Tuesday, June 15, 2010

Israeli official expelled from Dublin



Earlier today the Irish Government expelled an unnamed official of unknown rank from the Israeli embassy (pictured) in retaliation for the forgery of Irish passports which were then used in the assassination of a Hamas member in Dubai. This from eircom.net.

Minister Martin said investigations had led to the inescapable conclusion that an Israeli government agency was responsible for the misuse and, most likely, the manufacture of the forged Irish passports associated with the murder of Hamas militant Mahmoud Al Mabhouh. Minister Martin said the Government agreed at a Cabinet meeting that, by way of protest at its unacceptable action, Israel be requested to withdraw a designated member of staff of its embassy in Dublin.


Israeli ambassador to Dublin responded, Dr Zion Evrony, responded by saying that "Israel regrets this decision" but that "We believe that it does not reflect the overall positive relations which exist between Ireland and Israel."

I think the Irish government were entirely correct to take this action even though it seems to me that the Department of Foreign Affairs dithered on this one and only decided to act in the wake of the Gaza flotilla fiasco when world opinion turned against the Israelis. Leaving that aside and the question of the morality of targeted assassinations, it is totally unacceptable that a foreign government would be involved in the forgery of Irish passports. It puts Irish citizens at risk and it is generally far too gangster like behaviour for a country that is supposed to have friendly relations with Ireland. However, it is now time for some consistency from the Irish government. This is a great opportunity for the government to respond to the critics that accuse it of double standards when it comes to the Middle east. It is time for the government to take action against the Iranian embassy. My last post was about the truly outrageous goings on at the Iranian embassy in Dublin where officials there are engaged in a campaign of intimidation directed against Iranians living here who are known to be outspoken critics of the regime. It angers me greatly to think that Iranians who come here, some as refugees are not safe from the persecution of the Mullahs even when they reach Irish soil. Any official found to be involved in this sort of thuggery should be immediately expelled. Of course the Irish Anti War Movement don't want to know anything about this, nor do the countless other left wing groups that foam at the mouth the moment Israel takes action to defend itself. In fact I approached a prominent member of the IAWM and informed them of the situation facing Iranians in Dublin. He openly admitted that the IAWM do not want to make an issue of this in case in turns public opinion in Ireland against the Iranian Government at a time when "Don't Attack Iran" is a central platform of the IAWM. Now there is double standard for you.

2 comments:

thesystemworks said...

The Irish Government need to take populist measures against Israel to distract people from its disgraceful domestic record. Iran has an army of defenders in Ireland, Israel does not. When Martin visited Gaza, the media, left and right practically had to line up to give him fellatio. They fell for the shameful vote-grabbing measure like maggots inevitably bury into rotting meat.
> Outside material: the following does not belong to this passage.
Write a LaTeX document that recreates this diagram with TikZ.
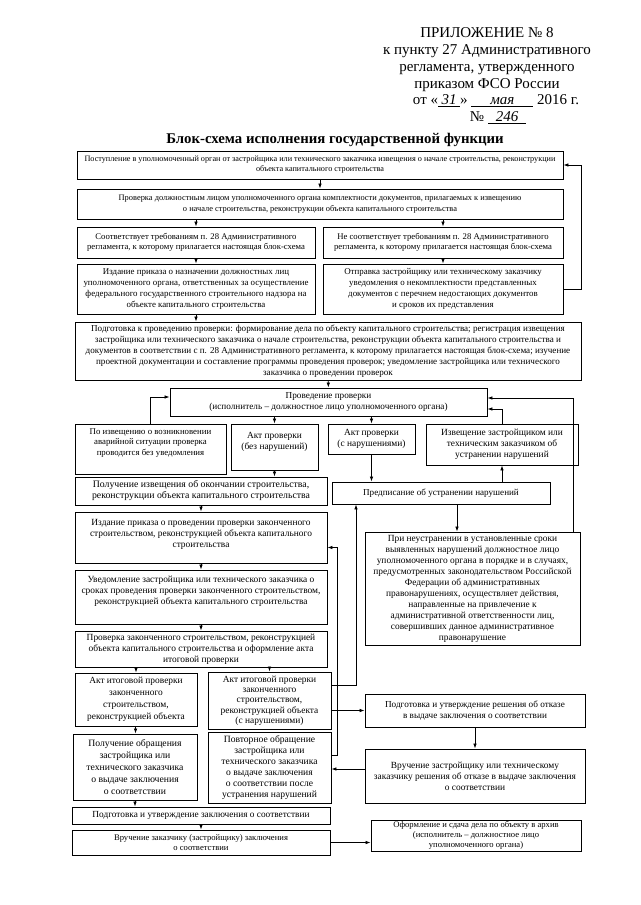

Its funny that Israel's biggest critics now in Europe happen to be the countries with the worst economies. A useful distraction, or scapegoating, perhaps?

Ted Leddy said...

TSW

I don't accept your argument. Ireland is not like an Arab dictatorship that plays the anti Israel card when it suits, simply to distract its subjects from its own corruption, oppression and instability. The Irish government is perfectly entitled to make an issue of the forged passports. The Israelis shouldn't have used them. I'm sure you would agree. And for all the flaws of Cowen, Lenihan, Martin and Co they are at least attempting to deal with the nation's problems. I do not believe that blaming Israel is a central piece of their programme for economic recovery.